WHAT THE TASK ASKS:
Nothing outside the lines from the one containing "Generate a component" down to the one containing "const NUM_COLOR = '#17368c';" belongs in the copy; print that span exactly, both ends included, with pictures removed.
:: RECORDED DATA
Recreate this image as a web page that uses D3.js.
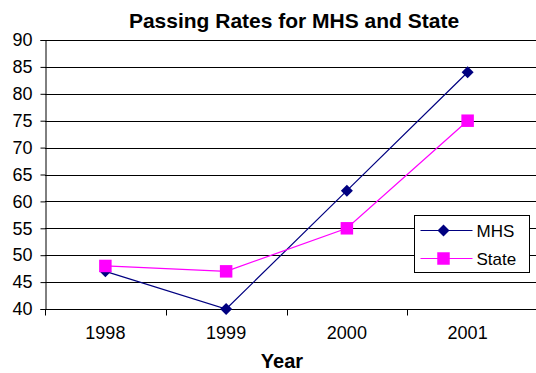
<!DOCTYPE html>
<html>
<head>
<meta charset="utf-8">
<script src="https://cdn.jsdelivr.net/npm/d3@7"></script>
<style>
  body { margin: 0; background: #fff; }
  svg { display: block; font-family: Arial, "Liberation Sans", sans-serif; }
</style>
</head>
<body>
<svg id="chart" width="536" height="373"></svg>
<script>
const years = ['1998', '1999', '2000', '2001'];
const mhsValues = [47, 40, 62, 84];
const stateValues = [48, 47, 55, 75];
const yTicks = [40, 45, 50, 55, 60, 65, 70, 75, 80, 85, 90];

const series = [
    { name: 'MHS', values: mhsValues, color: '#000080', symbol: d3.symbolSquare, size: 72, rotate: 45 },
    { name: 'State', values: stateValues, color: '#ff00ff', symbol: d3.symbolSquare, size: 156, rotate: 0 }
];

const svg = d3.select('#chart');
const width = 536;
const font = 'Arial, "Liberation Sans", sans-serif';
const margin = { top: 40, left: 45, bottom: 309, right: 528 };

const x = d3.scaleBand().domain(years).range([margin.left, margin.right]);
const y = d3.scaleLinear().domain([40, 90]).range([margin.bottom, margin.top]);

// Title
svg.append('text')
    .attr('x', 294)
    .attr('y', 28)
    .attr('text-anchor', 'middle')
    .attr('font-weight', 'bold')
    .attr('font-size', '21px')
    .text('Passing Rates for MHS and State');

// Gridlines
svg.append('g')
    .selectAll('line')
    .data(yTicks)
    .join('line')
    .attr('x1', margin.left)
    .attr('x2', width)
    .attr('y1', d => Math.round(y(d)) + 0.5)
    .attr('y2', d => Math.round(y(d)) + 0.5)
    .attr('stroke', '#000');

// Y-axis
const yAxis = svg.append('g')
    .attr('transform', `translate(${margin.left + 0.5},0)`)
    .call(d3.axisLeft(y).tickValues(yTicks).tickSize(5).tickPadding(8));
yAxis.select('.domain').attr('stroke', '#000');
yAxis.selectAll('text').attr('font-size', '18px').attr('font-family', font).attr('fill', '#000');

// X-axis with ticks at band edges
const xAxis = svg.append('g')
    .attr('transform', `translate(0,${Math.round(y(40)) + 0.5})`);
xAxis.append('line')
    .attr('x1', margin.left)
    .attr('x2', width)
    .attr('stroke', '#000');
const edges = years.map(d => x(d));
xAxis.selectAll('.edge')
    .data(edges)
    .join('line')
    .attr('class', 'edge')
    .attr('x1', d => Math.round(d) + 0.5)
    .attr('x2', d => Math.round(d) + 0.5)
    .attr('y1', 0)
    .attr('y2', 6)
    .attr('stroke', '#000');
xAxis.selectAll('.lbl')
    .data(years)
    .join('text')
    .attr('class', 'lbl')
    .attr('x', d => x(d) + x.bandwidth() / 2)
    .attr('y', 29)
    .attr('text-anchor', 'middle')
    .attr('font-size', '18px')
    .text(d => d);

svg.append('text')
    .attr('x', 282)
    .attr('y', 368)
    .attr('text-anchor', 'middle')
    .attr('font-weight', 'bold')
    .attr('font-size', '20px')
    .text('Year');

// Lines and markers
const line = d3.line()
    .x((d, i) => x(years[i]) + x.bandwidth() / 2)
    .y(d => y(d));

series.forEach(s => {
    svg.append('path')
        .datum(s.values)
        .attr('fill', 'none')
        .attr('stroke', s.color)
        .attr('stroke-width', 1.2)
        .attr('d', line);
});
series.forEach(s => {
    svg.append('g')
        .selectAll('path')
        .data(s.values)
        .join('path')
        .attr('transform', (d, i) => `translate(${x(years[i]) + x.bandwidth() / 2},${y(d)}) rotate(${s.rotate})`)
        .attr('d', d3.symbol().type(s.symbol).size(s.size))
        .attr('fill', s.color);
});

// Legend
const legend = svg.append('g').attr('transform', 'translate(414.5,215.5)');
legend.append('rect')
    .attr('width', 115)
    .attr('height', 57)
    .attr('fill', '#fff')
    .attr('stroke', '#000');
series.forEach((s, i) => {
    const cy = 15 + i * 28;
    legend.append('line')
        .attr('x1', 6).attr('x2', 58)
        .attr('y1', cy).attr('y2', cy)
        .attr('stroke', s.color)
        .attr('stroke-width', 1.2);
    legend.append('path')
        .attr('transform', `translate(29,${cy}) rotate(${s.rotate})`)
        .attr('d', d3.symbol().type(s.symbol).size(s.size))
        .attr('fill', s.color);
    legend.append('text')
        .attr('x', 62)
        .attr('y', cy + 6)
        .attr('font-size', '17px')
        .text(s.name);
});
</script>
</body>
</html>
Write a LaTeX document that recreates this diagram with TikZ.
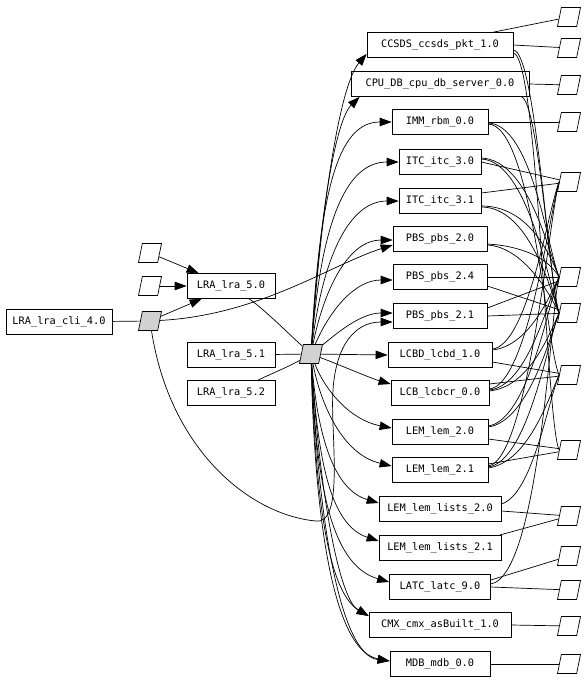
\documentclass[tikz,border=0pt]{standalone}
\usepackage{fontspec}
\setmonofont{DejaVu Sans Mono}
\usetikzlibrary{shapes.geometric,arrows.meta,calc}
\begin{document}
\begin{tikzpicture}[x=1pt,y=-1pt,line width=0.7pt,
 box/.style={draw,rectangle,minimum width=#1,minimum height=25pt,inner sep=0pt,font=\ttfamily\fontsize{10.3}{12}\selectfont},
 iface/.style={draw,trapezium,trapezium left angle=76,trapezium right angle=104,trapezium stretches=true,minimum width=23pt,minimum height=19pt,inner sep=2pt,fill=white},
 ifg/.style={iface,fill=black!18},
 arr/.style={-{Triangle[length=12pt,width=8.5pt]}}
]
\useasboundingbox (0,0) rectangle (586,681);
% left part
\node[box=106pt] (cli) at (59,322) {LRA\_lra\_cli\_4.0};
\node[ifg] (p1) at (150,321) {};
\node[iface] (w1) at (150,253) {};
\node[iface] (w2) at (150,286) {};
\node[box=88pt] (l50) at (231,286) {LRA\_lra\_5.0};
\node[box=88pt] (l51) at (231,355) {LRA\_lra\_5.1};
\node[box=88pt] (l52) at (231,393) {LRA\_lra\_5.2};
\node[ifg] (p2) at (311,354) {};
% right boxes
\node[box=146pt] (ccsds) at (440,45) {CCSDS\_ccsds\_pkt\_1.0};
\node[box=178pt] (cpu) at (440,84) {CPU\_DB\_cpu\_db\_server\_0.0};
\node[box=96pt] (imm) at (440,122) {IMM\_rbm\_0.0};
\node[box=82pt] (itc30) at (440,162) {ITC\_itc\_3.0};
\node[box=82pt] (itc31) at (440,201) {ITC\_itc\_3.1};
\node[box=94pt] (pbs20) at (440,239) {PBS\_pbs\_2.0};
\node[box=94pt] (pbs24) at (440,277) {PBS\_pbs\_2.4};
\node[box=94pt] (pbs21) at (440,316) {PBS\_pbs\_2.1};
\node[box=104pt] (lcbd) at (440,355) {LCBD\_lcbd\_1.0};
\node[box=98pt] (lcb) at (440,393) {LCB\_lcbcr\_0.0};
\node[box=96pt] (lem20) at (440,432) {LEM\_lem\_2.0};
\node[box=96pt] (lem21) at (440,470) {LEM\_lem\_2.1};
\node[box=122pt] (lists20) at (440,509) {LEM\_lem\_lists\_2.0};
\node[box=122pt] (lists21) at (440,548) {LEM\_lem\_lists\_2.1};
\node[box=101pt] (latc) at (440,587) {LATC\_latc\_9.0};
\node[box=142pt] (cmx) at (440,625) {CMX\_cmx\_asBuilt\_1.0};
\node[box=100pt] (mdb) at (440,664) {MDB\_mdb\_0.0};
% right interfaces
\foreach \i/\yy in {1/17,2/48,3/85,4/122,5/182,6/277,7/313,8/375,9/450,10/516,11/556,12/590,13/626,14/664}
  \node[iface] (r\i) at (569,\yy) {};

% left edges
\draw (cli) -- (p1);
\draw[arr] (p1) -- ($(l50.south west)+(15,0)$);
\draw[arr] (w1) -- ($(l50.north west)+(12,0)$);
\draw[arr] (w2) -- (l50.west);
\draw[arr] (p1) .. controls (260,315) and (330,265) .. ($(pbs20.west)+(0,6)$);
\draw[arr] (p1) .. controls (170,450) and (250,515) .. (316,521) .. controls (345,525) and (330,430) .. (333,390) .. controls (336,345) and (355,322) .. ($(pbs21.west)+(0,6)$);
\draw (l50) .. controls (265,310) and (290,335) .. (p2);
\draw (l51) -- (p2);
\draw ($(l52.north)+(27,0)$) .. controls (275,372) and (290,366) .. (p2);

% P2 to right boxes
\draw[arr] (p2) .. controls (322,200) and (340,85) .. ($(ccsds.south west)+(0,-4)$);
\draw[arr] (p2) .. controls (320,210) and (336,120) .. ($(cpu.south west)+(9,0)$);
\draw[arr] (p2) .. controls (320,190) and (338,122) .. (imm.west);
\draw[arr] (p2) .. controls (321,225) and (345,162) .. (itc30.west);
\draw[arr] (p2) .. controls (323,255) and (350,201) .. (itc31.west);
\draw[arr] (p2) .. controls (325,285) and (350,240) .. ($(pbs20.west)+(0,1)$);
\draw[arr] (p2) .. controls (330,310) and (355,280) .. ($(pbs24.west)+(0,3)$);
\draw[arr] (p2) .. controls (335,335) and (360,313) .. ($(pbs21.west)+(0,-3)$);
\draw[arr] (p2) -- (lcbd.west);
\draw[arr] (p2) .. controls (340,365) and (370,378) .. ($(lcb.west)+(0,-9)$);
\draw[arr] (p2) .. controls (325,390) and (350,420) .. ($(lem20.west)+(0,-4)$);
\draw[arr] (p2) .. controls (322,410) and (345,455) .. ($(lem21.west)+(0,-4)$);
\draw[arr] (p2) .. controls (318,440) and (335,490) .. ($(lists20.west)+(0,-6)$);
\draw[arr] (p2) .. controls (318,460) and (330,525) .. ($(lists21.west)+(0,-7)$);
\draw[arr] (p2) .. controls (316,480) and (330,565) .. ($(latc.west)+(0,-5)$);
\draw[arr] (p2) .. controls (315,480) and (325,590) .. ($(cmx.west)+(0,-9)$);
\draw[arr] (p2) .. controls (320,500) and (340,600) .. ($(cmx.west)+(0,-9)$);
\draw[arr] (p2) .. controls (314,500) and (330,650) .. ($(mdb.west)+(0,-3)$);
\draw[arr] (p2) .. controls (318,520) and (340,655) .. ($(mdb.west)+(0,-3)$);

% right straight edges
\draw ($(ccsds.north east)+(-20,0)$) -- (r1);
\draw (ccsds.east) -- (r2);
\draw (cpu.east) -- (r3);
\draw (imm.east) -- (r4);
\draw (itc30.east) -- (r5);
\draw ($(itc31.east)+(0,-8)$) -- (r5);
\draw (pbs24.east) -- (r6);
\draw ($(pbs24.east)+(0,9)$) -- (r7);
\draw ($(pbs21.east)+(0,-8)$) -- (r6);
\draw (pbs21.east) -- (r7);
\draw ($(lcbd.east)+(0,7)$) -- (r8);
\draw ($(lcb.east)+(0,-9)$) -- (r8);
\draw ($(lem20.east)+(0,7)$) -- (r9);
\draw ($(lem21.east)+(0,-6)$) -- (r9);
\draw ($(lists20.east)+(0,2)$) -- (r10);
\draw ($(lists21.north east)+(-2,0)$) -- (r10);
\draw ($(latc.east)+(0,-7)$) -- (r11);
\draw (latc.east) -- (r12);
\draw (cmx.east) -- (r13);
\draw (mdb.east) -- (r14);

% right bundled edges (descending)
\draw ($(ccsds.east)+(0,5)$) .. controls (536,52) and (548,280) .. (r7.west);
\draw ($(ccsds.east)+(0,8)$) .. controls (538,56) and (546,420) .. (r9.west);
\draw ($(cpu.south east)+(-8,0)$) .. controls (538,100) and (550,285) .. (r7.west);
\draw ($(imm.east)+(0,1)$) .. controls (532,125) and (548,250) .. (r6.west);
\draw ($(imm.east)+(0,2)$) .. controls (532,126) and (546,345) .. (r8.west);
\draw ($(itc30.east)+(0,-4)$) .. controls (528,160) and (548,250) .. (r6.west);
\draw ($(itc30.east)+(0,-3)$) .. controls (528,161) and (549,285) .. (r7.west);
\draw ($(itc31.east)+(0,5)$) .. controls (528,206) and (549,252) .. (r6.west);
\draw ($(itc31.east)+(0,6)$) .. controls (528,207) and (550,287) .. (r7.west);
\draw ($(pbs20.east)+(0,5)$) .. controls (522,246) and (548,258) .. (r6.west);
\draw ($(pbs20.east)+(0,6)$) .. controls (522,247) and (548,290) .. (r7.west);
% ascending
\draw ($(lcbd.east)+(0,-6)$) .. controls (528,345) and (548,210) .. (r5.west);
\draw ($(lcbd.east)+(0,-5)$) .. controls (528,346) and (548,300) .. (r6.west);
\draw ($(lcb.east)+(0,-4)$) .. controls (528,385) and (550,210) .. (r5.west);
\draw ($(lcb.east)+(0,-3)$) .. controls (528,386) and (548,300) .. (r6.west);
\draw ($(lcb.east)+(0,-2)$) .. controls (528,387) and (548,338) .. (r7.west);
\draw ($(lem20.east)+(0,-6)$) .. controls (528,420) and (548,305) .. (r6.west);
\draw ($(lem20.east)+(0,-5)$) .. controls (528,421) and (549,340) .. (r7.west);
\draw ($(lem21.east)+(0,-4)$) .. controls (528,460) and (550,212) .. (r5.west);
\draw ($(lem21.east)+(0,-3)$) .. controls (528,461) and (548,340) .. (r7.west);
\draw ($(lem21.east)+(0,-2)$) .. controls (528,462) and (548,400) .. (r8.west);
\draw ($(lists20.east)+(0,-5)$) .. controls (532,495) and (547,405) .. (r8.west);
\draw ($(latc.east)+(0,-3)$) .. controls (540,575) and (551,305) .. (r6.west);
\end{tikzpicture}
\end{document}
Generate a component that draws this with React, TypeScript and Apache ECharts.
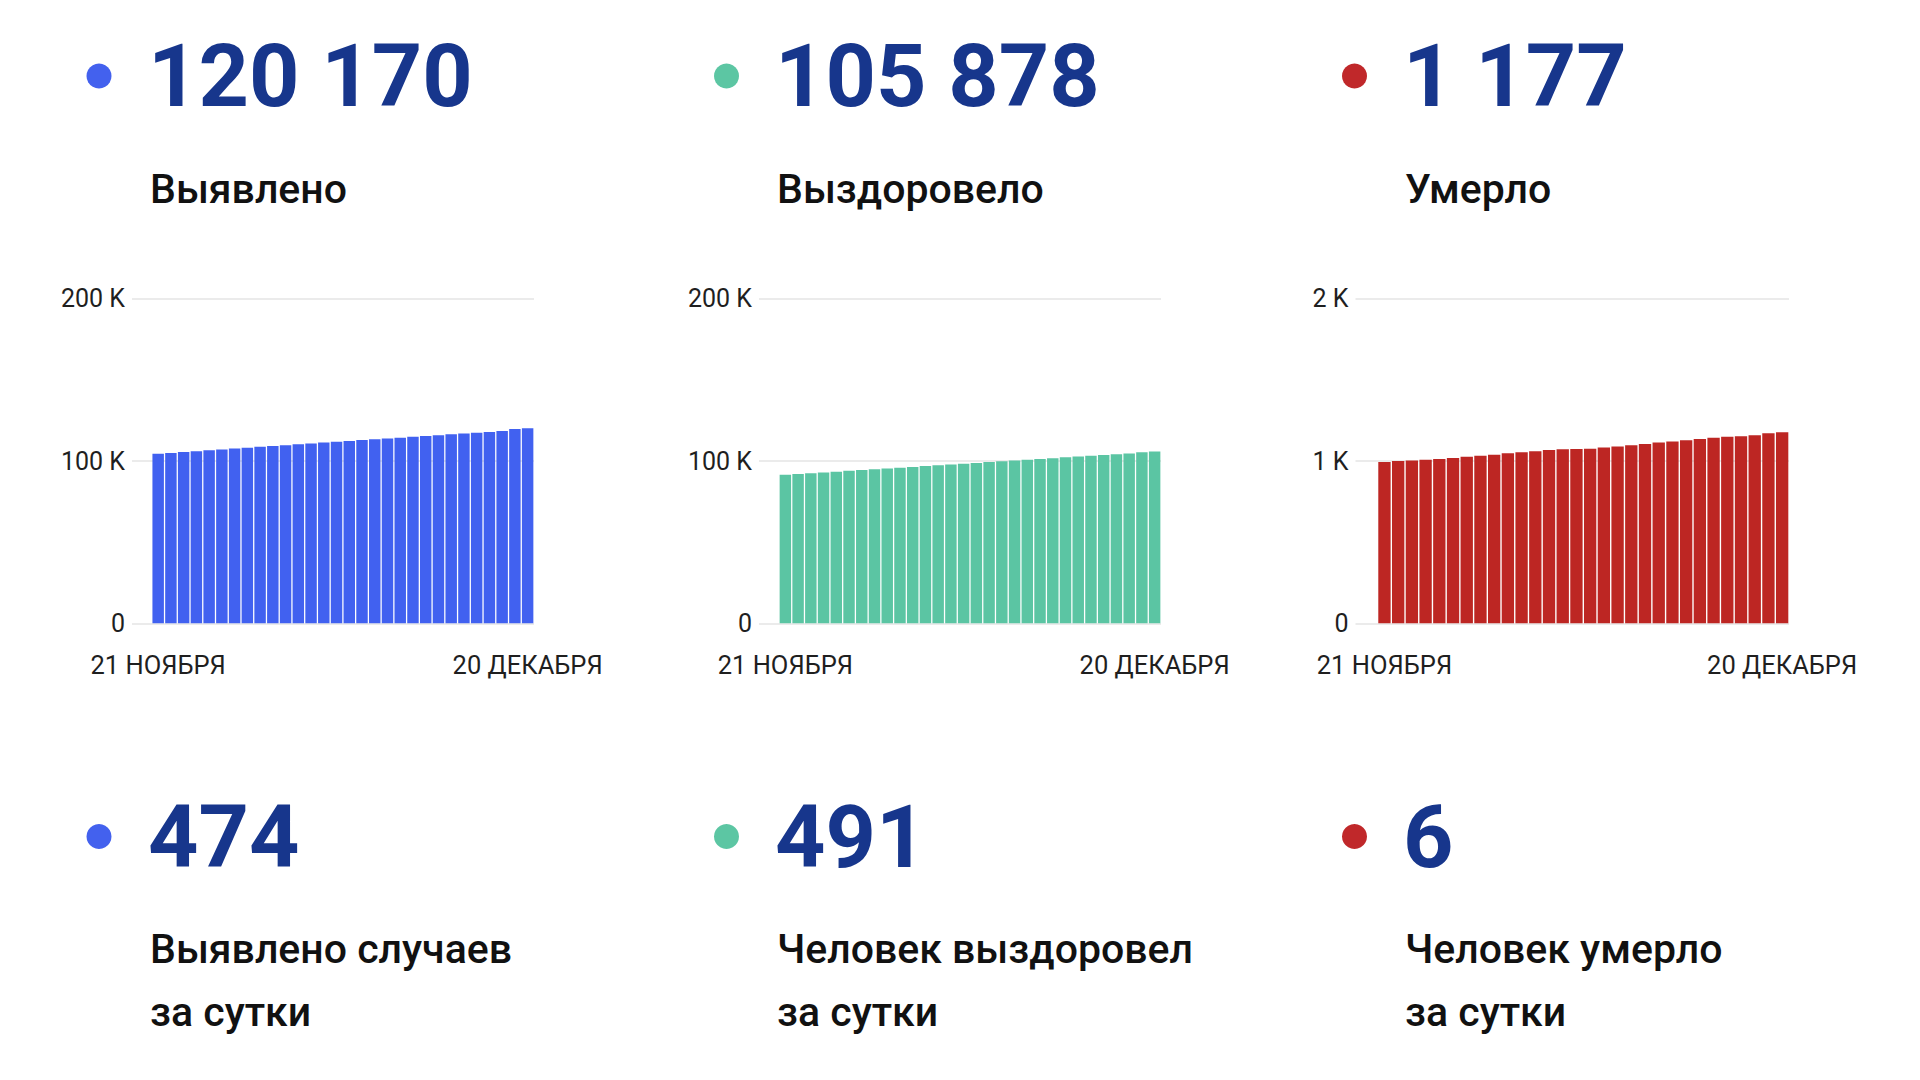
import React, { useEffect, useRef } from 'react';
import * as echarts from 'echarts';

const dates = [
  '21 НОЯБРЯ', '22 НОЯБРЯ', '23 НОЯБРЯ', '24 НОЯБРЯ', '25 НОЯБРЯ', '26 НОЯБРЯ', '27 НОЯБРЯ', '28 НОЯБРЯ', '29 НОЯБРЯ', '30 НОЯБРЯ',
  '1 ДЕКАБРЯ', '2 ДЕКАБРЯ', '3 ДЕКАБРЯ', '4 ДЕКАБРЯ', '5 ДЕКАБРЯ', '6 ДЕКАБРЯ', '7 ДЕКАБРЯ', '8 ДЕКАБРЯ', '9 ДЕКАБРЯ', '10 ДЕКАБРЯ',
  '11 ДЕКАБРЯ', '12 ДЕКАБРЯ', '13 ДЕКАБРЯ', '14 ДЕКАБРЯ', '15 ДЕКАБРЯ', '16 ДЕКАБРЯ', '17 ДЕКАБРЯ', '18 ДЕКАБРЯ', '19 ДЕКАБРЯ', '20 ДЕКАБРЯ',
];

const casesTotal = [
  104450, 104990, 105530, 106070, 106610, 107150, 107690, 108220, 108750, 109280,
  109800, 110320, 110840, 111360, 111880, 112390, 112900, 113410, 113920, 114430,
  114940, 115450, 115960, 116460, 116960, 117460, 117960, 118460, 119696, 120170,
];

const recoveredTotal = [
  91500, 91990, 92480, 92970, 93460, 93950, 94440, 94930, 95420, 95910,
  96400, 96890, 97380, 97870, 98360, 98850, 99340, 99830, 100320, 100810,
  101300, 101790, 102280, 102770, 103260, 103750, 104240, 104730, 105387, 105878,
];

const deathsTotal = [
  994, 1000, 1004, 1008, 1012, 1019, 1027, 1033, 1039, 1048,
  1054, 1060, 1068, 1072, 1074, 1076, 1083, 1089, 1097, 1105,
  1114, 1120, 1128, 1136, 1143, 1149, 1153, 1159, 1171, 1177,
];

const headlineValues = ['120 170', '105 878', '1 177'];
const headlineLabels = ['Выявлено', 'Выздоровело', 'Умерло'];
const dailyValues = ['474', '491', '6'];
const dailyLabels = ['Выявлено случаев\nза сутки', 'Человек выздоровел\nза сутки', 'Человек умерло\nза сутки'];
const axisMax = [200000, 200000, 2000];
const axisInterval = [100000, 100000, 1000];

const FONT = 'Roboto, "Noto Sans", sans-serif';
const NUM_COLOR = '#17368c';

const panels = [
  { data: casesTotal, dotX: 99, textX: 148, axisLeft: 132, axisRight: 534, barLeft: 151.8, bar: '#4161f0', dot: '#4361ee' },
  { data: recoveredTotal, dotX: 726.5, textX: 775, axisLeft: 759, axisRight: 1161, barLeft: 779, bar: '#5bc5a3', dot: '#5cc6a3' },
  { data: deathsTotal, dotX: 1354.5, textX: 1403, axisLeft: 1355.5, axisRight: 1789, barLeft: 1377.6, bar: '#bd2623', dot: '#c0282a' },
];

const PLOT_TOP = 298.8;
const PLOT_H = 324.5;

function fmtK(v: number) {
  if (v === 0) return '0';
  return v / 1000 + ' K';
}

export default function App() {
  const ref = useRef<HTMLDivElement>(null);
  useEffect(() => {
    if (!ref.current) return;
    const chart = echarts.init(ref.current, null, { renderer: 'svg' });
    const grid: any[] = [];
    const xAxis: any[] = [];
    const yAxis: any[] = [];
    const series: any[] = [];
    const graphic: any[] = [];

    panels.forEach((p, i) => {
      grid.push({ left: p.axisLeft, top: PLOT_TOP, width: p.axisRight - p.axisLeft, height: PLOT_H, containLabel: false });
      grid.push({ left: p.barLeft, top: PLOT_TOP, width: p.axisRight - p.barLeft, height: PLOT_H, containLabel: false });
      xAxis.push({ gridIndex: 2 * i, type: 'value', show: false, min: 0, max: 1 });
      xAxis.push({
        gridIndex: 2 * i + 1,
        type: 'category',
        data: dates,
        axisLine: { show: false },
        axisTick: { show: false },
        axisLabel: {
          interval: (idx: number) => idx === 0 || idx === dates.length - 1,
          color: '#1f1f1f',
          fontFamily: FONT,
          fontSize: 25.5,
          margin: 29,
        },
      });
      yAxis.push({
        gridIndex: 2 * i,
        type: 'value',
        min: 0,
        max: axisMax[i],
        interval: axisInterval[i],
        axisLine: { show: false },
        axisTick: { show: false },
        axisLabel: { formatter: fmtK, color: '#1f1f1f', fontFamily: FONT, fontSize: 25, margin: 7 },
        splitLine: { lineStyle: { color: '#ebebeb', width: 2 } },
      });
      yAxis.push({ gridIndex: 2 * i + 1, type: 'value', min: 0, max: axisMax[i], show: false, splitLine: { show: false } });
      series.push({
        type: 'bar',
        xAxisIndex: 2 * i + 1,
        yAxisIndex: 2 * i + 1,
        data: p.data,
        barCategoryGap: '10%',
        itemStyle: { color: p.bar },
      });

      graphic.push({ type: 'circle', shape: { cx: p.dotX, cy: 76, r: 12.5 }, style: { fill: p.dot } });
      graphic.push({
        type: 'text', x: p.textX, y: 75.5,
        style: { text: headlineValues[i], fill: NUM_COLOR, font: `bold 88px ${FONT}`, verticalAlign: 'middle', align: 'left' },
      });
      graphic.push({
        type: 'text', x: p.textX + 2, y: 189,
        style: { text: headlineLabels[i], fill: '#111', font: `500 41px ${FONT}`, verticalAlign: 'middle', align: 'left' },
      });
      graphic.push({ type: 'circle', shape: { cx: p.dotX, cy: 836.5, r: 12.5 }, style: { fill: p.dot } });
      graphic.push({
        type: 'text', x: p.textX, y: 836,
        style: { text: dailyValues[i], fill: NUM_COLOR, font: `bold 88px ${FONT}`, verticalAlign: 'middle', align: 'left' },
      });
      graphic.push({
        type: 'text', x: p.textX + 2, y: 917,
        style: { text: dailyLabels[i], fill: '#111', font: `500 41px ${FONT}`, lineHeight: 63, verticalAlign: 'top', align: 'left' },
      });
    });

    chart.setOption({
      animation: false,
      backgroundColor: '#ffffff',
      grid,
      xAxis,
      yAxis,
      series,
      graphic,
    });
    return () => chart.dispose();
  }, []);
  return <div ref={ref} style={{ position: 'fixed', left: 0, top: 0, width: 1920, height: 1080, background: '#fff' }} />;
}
::::
THE RESPONSE:
Generate a component that draws this with React, TypeScript and Apache ECharts.
import React, { useEffect, useRef } from 'react';
import * as echarts from 'echarts';

const dates = [
  '21 НОЯБРЯ', '22 НОЯБРЯ', '23 НОЯБРЯ', '24 НОЯБРЯ', '25 НОЯБРЯ', '26 НОЯБРЯ', '27 НОЯБРЯ', '28 НОЯБРЯ', '29 НОЯБРЯ', '30 НОЯБРЯ',
  '1 ДЕКАБРЯ', '2 ДЕКАБРЯ', '3 ДЕКАБРЯ', '4 ДЕКАБРЯ', '5 ДЕКАБРЯ', '6 ДЕКАБРЯ', '7 ДЕКАБРЯ', '8 ДЕКАБРЯ', '9 ДЕКАБРЯ', '10 ДЕКАБРЯ',
  '11 ДЕКАБРЯ', '12 ДЕКАБРЯ', '13 ДЕКАБРЯ', '14 ДЕКАБРЯ', '15 ДЕКАБРЯ', '16 ДЕКАБРЯ', '17 ДЕКАБРЯ', '18 ДЕКАБРЯ', '19 ДЕКАБРЯ', '20 ДЕКАБРЯ',
];

const casesTotal = [
  104450, 104990, 105530, 106070, 106610, 107150, 107690, 108220, 108750, 109280,
  109800, 110320, 110840, 111360, 111880, 112390, 112900, 113410, 113920, 114430,
  114940, 115450, 115960, 116460, 116960, 117460, 117960, 118460, 119696, 120170,
];

const recoveredTotal = [
  91500, 91990, 92480, 92970, 93460, 93950, 94440, 94930, 95420, 95910,
  96400, 96890, 97380, 97870, 98360, 98850, 99340, 99830, 100320, 100810,
  101300, 101790, 102280, 102770, 103260, 103750, 104240, 104730, 105387, 105878,
];

const deathsTotal = [
  994, 1000, 1004, 1008, 1012, 1019, 1027, 1033, 1039, 1048,
  1054, 1060, 1068, 1072, 1074, 1076, 1083, 1089, 1097, 1105,
  1114, 1120, 1128, 1136, 1143, 1149, 1153, 1159, 1171, 1177,
];

const headlineValues = ['120 170', '105 878', '1 177'];
const headlineLabels = ['Выявлено', 'Выздоровело', 'Умерло'];
const dailyValues = ['474', '491', '6'];
const dailyLabels = ['Выявлено случаев\nза сутки', 'Человек выздоровел\nза сутки', 'Человек умерло\nза сутки'];
const axisMax = [200000, 200000, 2000];
const axisInterval = [100000, 100000, 1000];

const FONT = 'Roboto, "Noto Sans", sans-serif';
const NUM_COLOR = '#17368c';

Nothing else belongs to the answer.